In practice, based on the limitation of a length of HDMI cable, the multi-media device <NUM> is usually arranged at a position near the display device <NUM>. According to user experience, an audio device may need to be arranged at a position having a specific distance from the display device <NUM> (or the multi-media device <NUM>). In the related art, an audio signal from the display device <NUM> may be transmitted by optical fibers to overcome the limitation of the length of HDMI cable, but equipment for optical fiber transmission is usually expensive. In comparison with the related art, based on the USB interface <NUM> within the multi-media device <NUM> of the present invention, a plurality of cables can be connected in series to connect the USB interface <NUM> to the audio device (e.g. the audio device <NUM> shown in <FIG>) through at least one hub to increase a transmission distance of an audio signal (such as the aforementioned second audio signal) between the multi-media device <NUM> and the audio device (e.g. the audio device <NUM> shown in <FIG>).
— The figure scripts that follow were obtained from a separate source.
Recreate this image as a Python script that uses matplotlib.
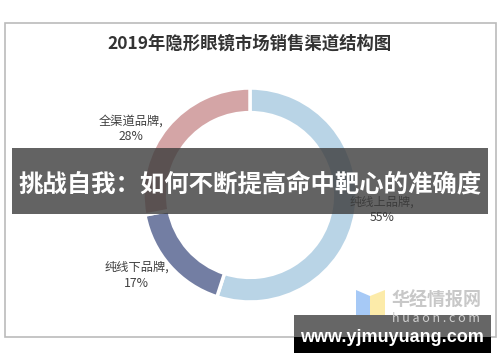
import numpy as np
import matplotlib.pyplot as plt
from matplotlib.patches import Rectangle, Polygon

plt.rcParams['font.family'] = ['Noto Sans CJK SC', 'DejaVu Sans']

# Data
title = '2019年隐形眼镜市场销售渠道结构图'
channels = ['纯线上品牌', '纯线下品牌', '全渠道品牌']
shares = [55, 17, 28]
colors = ['#B9D4E6', '#737EA3', '#D4A5A6']
label_pos = [(1.23, -0.14), (-1.06, -0.75), (-1.11, 0.62)]

W, H = 500, 362
fig = plt.figure(figsize=(W / 100, H / 100), dpi=100)
fig.patch.set_facecolor('white')

# background axes in pixel coords
bg = fig.add_axes([0, 0, 1, 1])
bg.set_xlim(0, W)
bg.set_ylim(H, 0)
bg.axis('off')
bg.add_patch(Rectangle((5, 23), 491, 314, facecolor='white', edgecolor='#BBBBBB', lw=1.2))
bg.text(250, 44, title, ha='center', va='center', fontsize=12.5, fontweight='bold', color='#333333')

# donut
cx, cy, r = 250, 195, 107
ax = fig.add_axes([(cx - r) / W, (H - cy - r) / H, 2 * r / W, 2 * r / H])
ax.pie(shares, colors=colors, startangle=90, counterclock=False, radius=1,
       wedgeprops=dict(width=0.23, edgecolor='white', linewidth=2.5))
ax.set_xlim(-1, 1)
ax.set_ylim(-1, 1)
ax.set_aspect('equal')
ax.axis('off')
for name, val, (lx, ly) in zip(channels, shares, label_pos):
    ax.text(lx, ly, f'{name},\n{val}%', ha='center', va='center', fontsize=8.8,
            color='#404040', linespacing=1.3, clip_on=False)

# overlay axes on top
ov = fig.add_axes([0, 0, 1, 1])
ov.set_xlim(0, W)
ov.set_ylim(H, 0)
ov.axis('off')
ov.patch.set_alpha(0)

# watermark
ov.add_patch(Polygon([(356, 290), (370, 296), (370, 322), (356, 316)], closed=True,
                     facecolor='#9CC3F5', edgecolor='none', alpha=0.9))
ov.add_patch(Polygon([(370, 296), (385, 290), (385, 316), (370, 322)], closed=True,
                     facecolor='#FCE9A0', edgecolor='none', alpha=0.9))
ov.text(436, 300, '华经情报网', ha='center', va='center', fontsize=13, fontweight='bold', color='#C8C8C8')
ov.text(436, 318, 'h u a o n . c o m', ha='center', va='center', fontsize=9, color='#D0D0D0')

# banner
ov.add_patch(Rectangle((12, 148), 476, 66, facecolor='#3C3C3C', edgecolor='none', alpha=0.8))
ov.text(250, 184, '挑战自我：如何不断提高命中靶心的准确度', ha='center', va='center',
        fontsize=17.6, fontweight='bold', color='white')

# url box
ov.add_patch(Rectangle((294, 315), 197, 38, facecolor='black', edgecolor='none'))
ov.add_patch(Rectangle((294, 315), 197, 22, facecolor='#666666', edgecolor='none'))
ov.text(392, 337, 'www.yjmuyuang.com', ha='center', va='center', fontsize=13,
        fontweight='bold', color='white', family='Liberation Sans')

fig.savefig('out.png', dpi=100)
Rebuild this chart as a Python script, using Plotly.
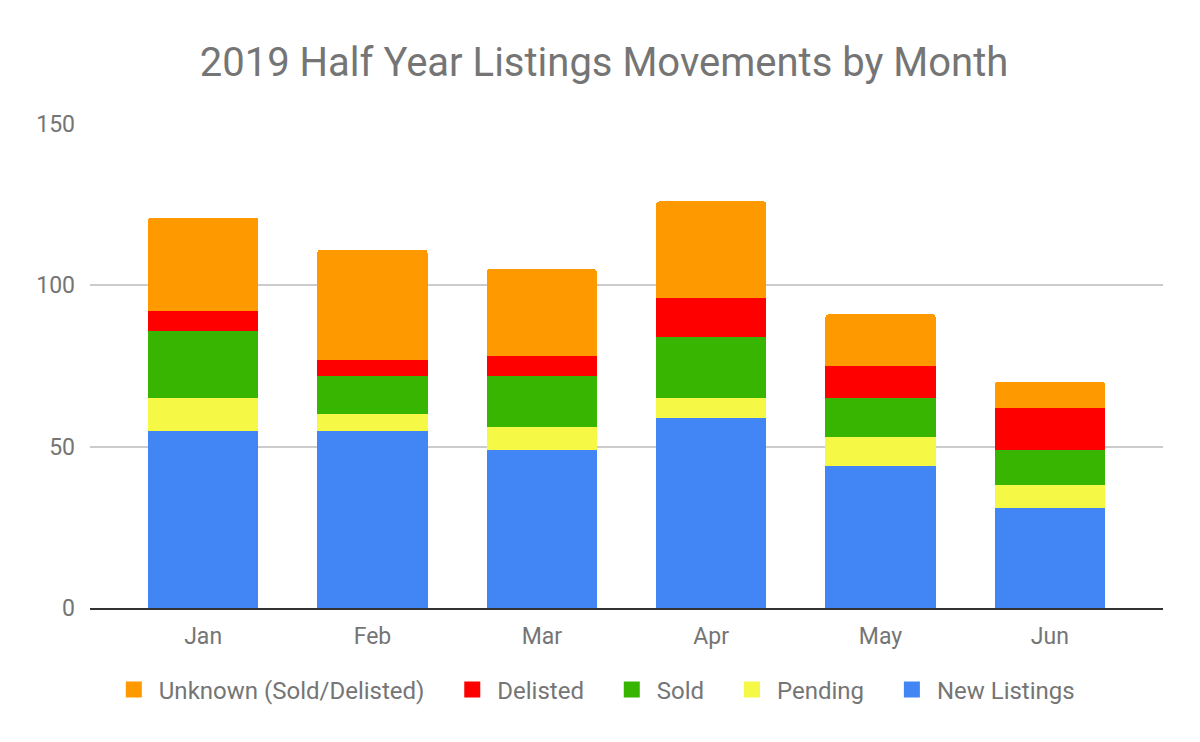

For example, when a single USB cable is not long enough to satisfy requirements of the video system established by a user, the user may utilize a hub to connect two USB cables (or utilize two or more hubs to connect three or more USB cables) to increase the transmission distance of the audio signal, but the present invention is not limited thereto.

<FIG> is a flowchart illustrating a method for processing a multi-media signal (e.g. the streaming data obtained by the display device <NUM> from a data streaming source in the aforementioned embodiment) according to an embodiment of the present invention. For better comprehension, please refer to <FIG> in conjunction with <FIG> and <FIG>.

In Step <NUM>, a first transmission interface such as the HDMI interface <NUM> of the multi-media device <NUM> receives a first audio signal within the multi-media signal from the display device <NUM>. More specifically, the HDNI interface <NUM> may utilize an ARC or an eARC to receive the first audio signal.

In Step <NUM>, the multi-media device <NUM> (more particularly, the conversion circuit <NUM> within the SoC <NUM>) converts the first audio signal into a second audio signal applicable to a second transmission interface such as the USB interface <NUM> of the multi-media device <NUM>.

In Step <NUM>, the multi-media device <NUM> may output the second audio signal to an audio device through the second transmission interface for playback. Note that, when the multi-media device <NUM> is coupled to the audio device <NUM> (as shown in <FIG>), the second audio signal comprises a digital audio signal; and when the multi-media device <NUM> is coupled to the audio device <NUM> (as shown in <FIG>), the multi-media <NUM> (e.g. the USB interface <NUM>) operates in an audio adapter accessory mode to make the second audio signal comprise an analog audio signal.

Claim 1:
A method for processing a multi-media signal, comprising:
Receiving, by a High Definition Multimedia Interface (<NUM>) of a multi-media device (<NUM>), a first audio signal within the multi-media signal from a display device (<NUM>) through an Audio Return Channel, ARC, or an enhanced ARC, the first audio signal being of a first transmission format suitable to be transmitted by the High Definition Multimedia Interface (<NUM>);
within the multi-media device (<NUM>), converting the first audio signal into a second audio signal applicable to a Universal Serial Bus, hereafter USB, interface (<NUM>), the second audio signal being of a second transmission format suitable to be transmitted by the USB interface and being different from the first transmission format; and
outputting the second audio signal from the multi-media device (<NUM>) to an audio device (<NUM>, <NUM>) through the USB interface (<NUM>) for playback;
wherein the multi-media device (<NUM>) obtains power from a power management circuit (<NUM>) within the audio device (<NUM>, <NUM>) through at least one cable connecting the USB interface (<NUM>) to the audio device (<NUM>, <NUM>), and wherein the power management circuit (<NUM>) also supplies power internally to the audio device (<NUM>, <NUM>).